Session 4: Secure Computation (Chair: Nikita Borisov)

Practical Forward-Secure Range and Sort Queries with Update-Oblivious Linked Lists

By: E. Blass, T. Mayberry, G. Noubir
Presented by: Travis Mayberry
Paper link.

The setting is the following. You want to outsource some data to a cloud service, but the data has numerical values you want to search on later. In fact, you have a slightly more general setting, where a set of users upload data, and a separate surveyor is going to search the data. Example: physicians uploading data, and a hospital or medical association wanting to

The goal is to achieve the following forward privacy requirement. Suppose if you issue a range query (e.g. give me all entries with numerical value in the range 1 to 5) at some point. Does the server learn which files that are uploaded after the query was issued match this queries. If not, then the scheme provides forward privacy.

None of the existing solutions are ideal, as the following table shows.

communication computation range privacy forward privacy
order preserving encrytion + +
oblivious RAM + + +
homomorphic encryption + + +
pairing based +

Note that pairing based schemes are order of magnitudes more efficient than homomorphic encryption based schemes.

The idea is store a linked list on a linear array modeling the cloud storage, one list for each possible numerical value. The start of this list (i.e. the cell in which the first value is stored) is the hash of a known constant and a shared key (shared between surveyor and users). Subsequent locations are selected at random and stored as forward pointers together with the current value to be appended to the list. Users remember this next to be written cell for the list. As a result, users access a cell at most once. Note that the server does not learn the forward linking: a cell that is currently written can belong to any of the existing lists. The adversary only learns this if the lists are traversed as the result of answering a range query (explained below).

When issuing a query, the server returns the elements in all the associated lists in the queries range, by traversing the lists. A special trick is used to ensure that if you read beyond the end of the list (accessing a cell that does not contain a new value), this does not make it possible to link the location in the array read in vain to the next value appended to this list (that would be stored at exactly this location).

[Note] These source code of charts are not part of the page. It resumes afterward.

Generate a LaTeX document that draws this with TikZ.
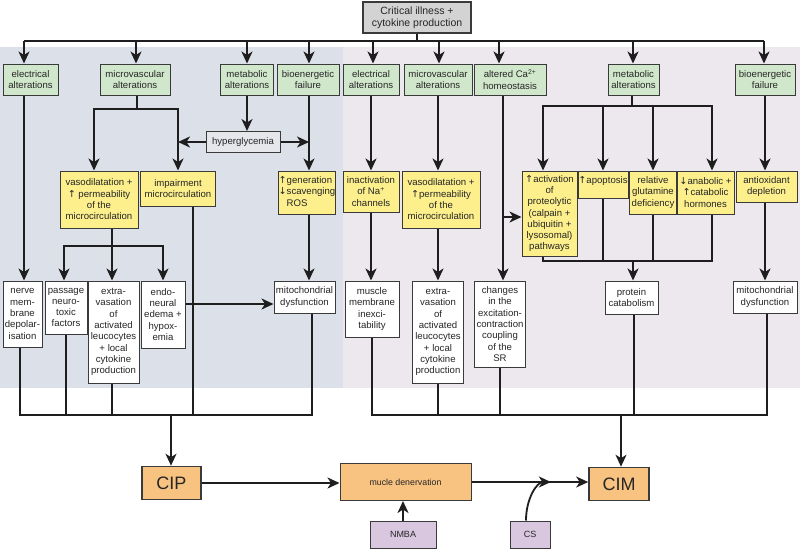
\documentclass[tikz,border=0pt]{standalone}
\usepackage{fontspec}
\setmainfont{Liberation Sans}
\newfontfamily\arrfont{DejaVu Sans}
\usetikzlibrary{arrows.meta,calc}
\newcommand\uar{{\arrfont\char"2191}}
\newcommand\dar{{\arrfont\char"2193}}
\definecolor{panelL}{HTML}{DCE1E9}
\definecolor{panelR}{HTML}{EDE8EE}
\definecolor{gfill}{HTML}{D1E7CB}
\definecolor{yfill}{HTML}{FCEF8C}
\definecolor{cfill}{HTML}{D3D3D3}
\definecolor{ofill}{HTML}{F8C281}
\definecolor{pfill}{HTML}{D9C7E0}
\definecolor{hfill}{HTML}{E5E7EB}
\definecolor{bord}{HTML}{3A3A3A}
\definecolor{lncol}{HTML}{1E1E1E}
\begin{document}
\begin{tikzpicture}[x=1pt,y=-1pt,
  every node/.style={font=\fontsize{9.6}{11.3}\selectfont, align=center, inner sep=0pt, text=black!85},
  bx/.style={draw=bord, line width=1pt},
  gbox/.style={bx, fill=gfill},
  ybox/.style={bx, fill=yfill},
  wbox/.style={bx, fill=white},
  obox/.style={draw=bord, line width=1.6pt, fill=ofill},
  pbox/.style={bx, fill=pfill},
  ln/.style={draw=lncol, line width=1.8pt},
  arr/.style={ln, -{Stealth[length=12pt,width=11pt,inset=3.5pt]}},
  sz/.style 2 args={minimum width=#1, minimum height=#2}
]
\useasboundingbox (0,0) rectangle (800,549);
% panels
\fill[panelL] (0,47) rectangle (343,388);
\fill[panelR] (343,47) rectangle (800,388);

% top
\node[bx, fill=cfill, line width=1.6pt, sz={108}{31}, font=\fontsize{10.5}{12.3}\selectfont] (crit) at (417,17.5) {Critical illness +\\cytokine production};

% green boxes
\node[gbox, sz={55}{31}] (ge1) at (30.5,79.5) {electrical\\alterations};
\node[gbox, sz={70}{31}] (gm1) at (135,79.5) {microvascular\\alterations};
\node[gbox, sz={53}{31}] (gmet1) at (247,79.5) {metabolic\\alterations};
\node[gbox, sz={62}{31}] (gb1) at (308,79.5) {bioenergetic\\failure};
\node[gbox, sz={56}{31}] (ge2) at (371,79.5) {electrical\\alterations};
\node[gbox, sz={68}{31}] (gm2) at (438,79.5) {microvascular\\alterations};
\node[gbox, sz={72}{31}] (gca) at (510,79.5) {altered Ca\textsuperscript{2+}\\homeostasis};
\node[gbox, sz={51}{31}] (gmet2) at (633.5,79.5) {metabolic\\alterations};
\node[gbox, sz={60}{31}] (gb2) at (765,79.5) {bioenergetic\\failure};

% hyperglycemia
\node[bx, fill=hfill, sz={74}{21}] (hyp) at (243,142) {hyperglycemia};

% yellow boxes
\node[ybox, sz={78}{57}] (yv1) at (99,199.5) {vasodilatation +\\\uar{} permeability\\of the\\microcirculation};
\node[ybox, sz={75}{35}] (yimp) at (178,188.5) {impairment\\microcirculation};
\node[ybox, sz={56}{43}] (yros) at (307,192.5) {\begin{tabular}{@{}l@{}}\uar generation\\\dar scavenging\\\hphantom{\uar}ROS\end{tabular}};
\node[ybox, sz={56}{41}] (yina) at (371,191.5) {inactivation\\of Na\textsuperscript{+}\\channels};
\node[ybox, sz={78}{57}] (yv2) at (441,199.5) {vasodilatation +\\\uar permeability\\of the\\microcirculation};
\node[ybox, sz={55}{85}] (yact) at (549.5,213.5) {\uar activation\\of\\proteolytic\\(calpain +\\ubiquitin +\\lysosomal)\\pathways};
\node[ybox, sz={50}{27}, text depth=9pt] (yapo) at (603,184.5) {\uar apoptosis};
\node[ybox, sz={47}{43}] (yglu) at (653,192.5) {relative\\glutamine\\deficiency};
\node[ybox, sz={57}{43}] (yhor) at (705.5,192.5) {\dar anabolic +\\\uar catabolic\\hormones};
\node[ybox, sz={61}{31}] (yant) at (766.5,186.5) {antioxidant\\depletion};

% white boxes
\node[wbox, sz={39}{66}] (wnerve) at (22.5,314) {nerve\\mem-\\brane\\depolar-\\isation};
\node[wbox, sz={42}{53}] (wpass) at (66,307.5) {passage\\neuro-\\toxic\\factors};
\node[wbox, sz={51}{102}] (wext1) at (113.5,332) {extra-\\vasation\\of\\activated\\leucocytes\\+ local\\cytokine\\production};
\node[wbox, sz={44}{67}] (wendo) at (163,314.5) {endo-\\neural\\edema +\\hypox-\\emia};
\node[wbox, sz={61}{32}] (wmito1) at (304.5,297) {mitochondrial\\dysfunction};
\node[wbox, sz={54}{56}] (wmus) at (372,309) {muscle\\membrane\\inexci-\\tability};
\node[wbox, sz={51}{102}] (wext2) at (438,332) {extra-\\vasation\\of\\activated\\leucocytes\\+ local\\cytokine\\production};
\node[wbox, sz={51}{86}] (wchg) at (500,324) {changes\\in the\\excitation-\\contraction\\coupling\\of the\\SR};
\node[wbox, sz={53}{33}] (wprot) at (631.5,297.5) {protein\\catabolism};
\node[wbox, sz={64}{32}] (wmito2) at (765,297) {mitochondrial\\dysfunction};

% bottom
\node[obox, sz={59}{33}, font=\fontsize{18}{20}\selectfont] (cip) at (171.5,483) {CIP};
\node[obox, line width=1pt, sz={131}{37}, font=\fontsize{8.8}{10}\selectfont] (mden) at (405.5,482) {mucle denervation};
\node[obox, sz={60}{33}, font=\fontsize{18}{20}\selectfont] (cim) at (619,484) {CIM};
\node[pbox, sz={66}{27}, font=\fontsize{9}{10}\selectfont] (nmba) at (403,534.5) {NMBA};
\node[pbox, sz={40}{27}, font=\fontsize{9}{10}\selectfont] (cs) at (530,534.5) {CS};

% ---------- connectors ----------
\coordinate (busL) at (24,41);
\coordinate (busR) at (764,41);
\draw[ln] (crit.south) -- (crit.south |- busL);
\draw[ln] (busL) -- (busR);
\foreach \n/\dx in {ge1/-6.5, gm1/1, gmet1/0, gb1/1, ge2/2, gm2/1, gca/-11, gmet2/-0.5, gb2/-1}
  \draw[arr] ($(\n.north)+(\dx,-23)$) -- ($(\n.north)+(\dx,0)$);

% left panel
\coordinate (e1x) at ($(ge1.south)+(-6.5,0)$);
\draw[arr] (e1x) -- (e1x |- wnerve.north);

\coordinate (mvj) at (137,109);
\draw[ln] (gm1.south -| mvj) -- (mvj);
\draw[arr] (mvj) -| ($(yv1.north)+(-5,0)$);
\draw[arr] (mvj) -| (yimp.north);

\draw[arr] (gmet1.south) -- (gmet1.south |- hyp.north);
\draw[arr] (hyp.west) -- (hyp.west -| yimp.north);
\coordinate (b1x) at ($(gb1.south)+(1,0)$);
\draw[arr] (hyp.east) -- (hyp.east -| b1x);
\draw[arr] (b1x) -- (b1x |- yros.north);

\coordinate (vj) at (112,246);
\draw[ln] (vj |- yv1.south) -- (vj);
\draw[arr] (vj) -| ($(wpass.north)+(-2,0)$);
\draw[arr] (vj) -| (wendo.north);
\draw[arr] (vj) -- (vj |- wext1.north);

\coordinate (ew) at ($(wendo.east)+(0,-10.5)$);
\draw[arr] (ew) -- (ew -| wmito1.west);
\coordinate (rx) at ($(yros.south)+(2,0)$);
\draw[arr] (rx) -- (rx |- wmito1.north);

\coordinate (lbus) at (171,415);
\draw[ln] ($(wnerve.south)+(-2.5,0)$) |- (lbus);
\draw[ln] (wpass.south) |- (lbus);
\draw[ln] ($(wext1.south)+(-1.5,0)$) |- (lbus);
\draw[ln] ($(yimp.south)+(15,0)$) |- (lbus);
\draw[ln] ($(wmito1.south)+(7.5,0)$) |- (lbus);
\draw[arr] (lbus) -- (lbus |- cip.north);

% right panel
\draw[arr] (ge2.south) -- (ge2.south |- yina.north);
\draw[arr] (yina.south) -- (yina.south |- wmus.north);
\draw[arr] (gm2.south) -- (gm2.south |- yv2.north);
\draw[arr] (wext2.north |- yv2.south) -- (wext2.north);

\coordinate (cal) at ($(gca.south)+(-7,0)$);
\draw[arr] (cal) -- (cal |- wchg.north);
\coordinate (actw) at ($(yact.west)+(0,3.5)$);
\draw[arr] (cal |- actw) -- (actw);

\coordinate (mj) at (632,106);
\draw[ln] (mj |- gmet2.south) -- (mj);
\draw[arr] (mj) -| ($(yact.north)+(-6.5,0)$);
\draw[arr] (mj) -| (yapo.north);
\draw[arr] (mj) -| (yglu.north);
\draw[arr] (mj) -| ($(yhor.north)+(6.5,0)$);

\coordinate (pj) at (633,261);
\draw[ln] ($(yact.south)+(-6.5,0)$) |- (pj);
\draw[ln] (yapo.south) |- (pj);
\draw[ln] (yglu.south) |- (pj);
\draw[ln] ($(yhor.south)+(6.5,0)$) |- (pj);
\draw[arr] (pj) -- (pj |- wprot.north);

\draw[arr] (gb2.south) -- (gb2.south |- yant.north);
\draw[arr] (wmito2.north |- yant.south) -- (wmito2.north);

\coordinate (rbus) at (621,415);
\draw[ln] (wmus.south) |- (rbus);
\draw[ln] (wext2.south) |- (rbus);
\draw[ln] (wchg.south) |- (rbus);
\draw[ln] ($(wprot.south)+(2.5,0)$) |- (rbus);
\draw[ln] ($(wmito2.south)+(2,0)$) |- (rbus);
\draw[arr] (rbus) -- (rbus |- cim.north);

% bottom connectors
\draw[arr] (cip.east) -- (cip.east -| mden.west);
\draw[arr] (mden.east) -- (mden.east -| cim.west);
\draw[arr] (nmba.north) -- (nmba.north |- mden.south);
\coordinate (cst) at ($(mden.east)!0.68!(mden.east -| cim.west)$);
\draw[arr] ($(cs.north)+(-4,0)$) .. controls +(0,-22) and +(-14,0) .. (cst);
\end{tikzpicture}
\end{document}
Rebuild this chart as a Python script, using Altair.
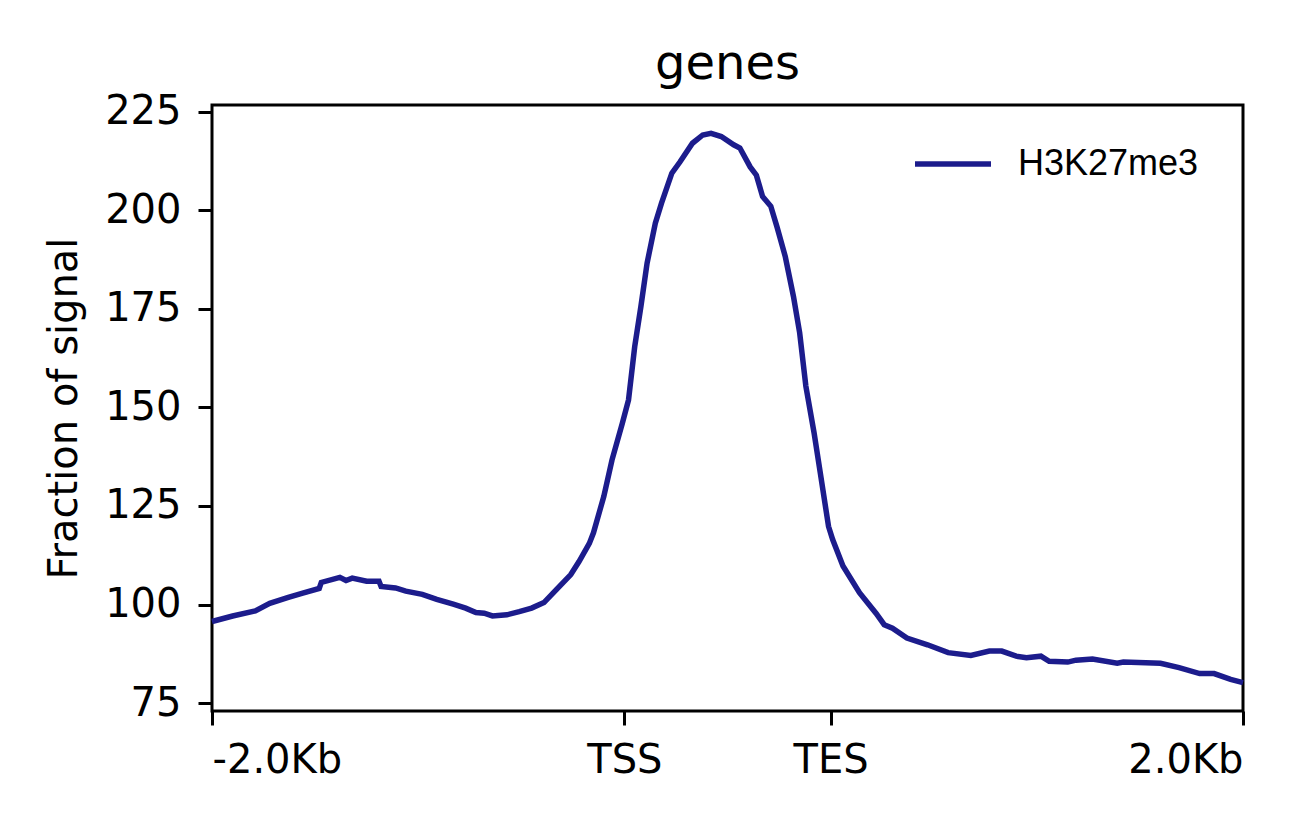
import altair as alt
import pandas as pd

# Profile data (bin index 0..500, 10 bp bins; TSS at 200, TES at 300)
bins = [0, 10, 21, 28, 37, 44, 52, 53, 62, 65, 68, 75, 81, 82, 89, 94, 102, 109, 117, 123,
        128, 132, 136, 143, 149, 155, 161, 167, 174, 178, 183, 185, 190, 194, 199, 202, 205,
        208, 211, 215, 218, 223, 227, 233, 238, 242, 247, 253, 256, 261, 264, 267, 271, 274,
        278, 282, 285, 288, 292, 295, 299, 301, 306, 314, 322, 326, 330, 337, 347, 357, 368,
        377, 383, 390, 395, 402, 406, 415, 419, 427, 439, 442, 460, 469, 479, 486, 494, 500]
signal = [95.7, 97.1, 98.4, 100.3, 101.8, 102.9, 104.1, 105.6, 106.9, 106.1, 106.7, 105.9,
          105.9, 104.6, 104.2, 103.4, 102.6, 101.3, 100.1, 99.1, 98.0, 97.8, 97.1, 97.4, 98.2,
          99.1, 100.5, 103.8, 107.6, 110.9, 115.5, 118.2, 127.4, 136.7, 146.0, 151.9, 165.4,
          175.6, 186.6, 196.7, 201.8, 209.4, 212.3, 217.0, 219.1, 219.5, 218.7, 216.6, 215.8,
          211.0, 208.9, 203.5, 201.0, 195.8, 188.3, 178.1, 168.9, 155.4, 143.5, 133.4, 119.8,
          116.5, 109.8, 103.0, 97.8, 94.9, 94.0, 91.5, 89.8, 87.8, 87.1, 88.2, 88.2, 86.9,
          86.5, 86.9, 85.6, 85.4, 85.9, 86.2, 85.1, 85.4, 85.1, 84.0, 82.5, 82.5, 81.0, 80.2]
series_name = "H3K27me3"

x_tick_values = [0, 200, 300, 500]
x_tick_labels = ["-2.0Kb", "TSS", "TES", "2.0Kb"]
y_tick_values = [75, 100, 125, 150, 175, 200, 225]

df = pd.DataFrame({"bin": bins, "signal": signal, "series": series_name})

label_expr = " : ".join(
    f"datum.value == {v} ? '{l}'" for v, l in zip(x_tick_values[:-1], x_tick_labels[:-1])
) + f" : '{x_tick_labels[-1]}'"

line_color = "#1c1c8c"
font = "DejaVu Sans"

chart = alt.Chart(df).mark_line(strokeWidth=5.5).encode(
    x=alt.X("bin:Q",
            scale=alt.Scale(domain=[0, 500], nice=False, zero=False),
            axis=alt.Axis(values=x_tick_values, labelExpr=label_expr, title=None,
                          grid=False, domain=False, tickSize=14, tickWidth=3,
                          tickColor="black", labelFontSize=40, labelFont=font,
                          labelColor="black", labelPadding=15, labelFlush=True)),
    y=alt.Y("signal:Q",
            scale=alt.Scale(domain=[73.0, 226.7], nice=False, zero=False),
            axis=alt.Axis(values=y_tick_values, title="Fraction of signal",
                          grid=False, domain=False, tickSize=14, tickWidth=3,
                          tickColor="black", labelFontSize=40, labelFont=font,
                          labelColor="black", labelPadding=17,
                          titleFontSize=40, titleFont=font, titleFontWeight="normal",
                          titleColor="black", titlePadding=20)),
    color=alt.Color("series:N",
                    scale=alt.Scale(domain=[series_name], range=[line_color]),
                    legend=alt.Legend(orient="none", legendX=700, legendY=18, title=None,
                                      symbolType="stroke", symbolSize=5776,
                                      symbolStrokeWidth=5.5, labelFontSize=36,
                                      labelFont="Liberation Sans", labelColor="black",
                                      labelOffset=24, labelLimit=0, padding=0)),
).properties(
    width=1031,
    height=606,
    autosize=alt.AutoSizeParams(type="none"),
    padding={"left": 204, "top": 97, "right": 40, "bottom": 90},
    title=alt.TitleParams("genes", fontSize=48, font=font, fontWeight="normal",
                          color="black", anchor="middle", frame="group",
                          baseline="alphabetic", offset=25, dy=60),
).configure_view(stroke="black", strokeWidth=3)

chart.save("out.html", embed_options={"renderer": "svg", "actions": False})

Parallel Oblivious Array Access for Secure Multiparty Computation and Privacy-Preserving Minimum Spanning Trees

By: P. Laud
Presented by: Peeter Laud.
Paper link.

Setting: n parties with n inputs want to securely compute the result of a function over all inputs, revealing nothing more than the function result to all parties. One can use garbled circuits, homomorphic encryption techniques or secret sharing techniques to solve this. The latter are faster.

One important subroutine used within these techniques is private read and write access to an array. One option to implement this is using oblivious RAM. These are inherently sequential. If you work with secret sharing you want the reads and writes in parallel. Peeter presented a way to implement this primitive.

Recursive Trees for Practical ORAM

By: T. Moataz, E. Blass, G. Noubir
Presented by: Tarik Moataz
Paper link.

Skipped.

PET Award Reception (Chair: Rachel Greenstadt and Nick Hopper) LeBow 220

18:30 Closing (Apu Kapadia and Steven Murdoch)

Observations

Like last year in Amsterdam, PETS again was very well attended. The large room was quite full of people; I estimate more than 100 people attended.

PETS vs. PoPETS

PETS papers are published in a new journal, the Proceedings on Privacy Enhancing Technologies (PoPETs). This brings journal style reviewing to conferences. The journal has multiple deadlines a year. They are moving towards 4 deadlines each year. Papers accepted on or before the February deadline will be presented at PETS that year. This model allows papers to get tentatively accepted with major revisions that need to be addressed in the next submission. The journal is open access, published by De Gruyter.

Some figures. The expected reviewing load for a PC member is 4 papers per 2 months. The expected number of reviews per paper is 4. PoPETS issue 1 received 46 submissions, issue 2 received 73 submissions (including 6 revisions).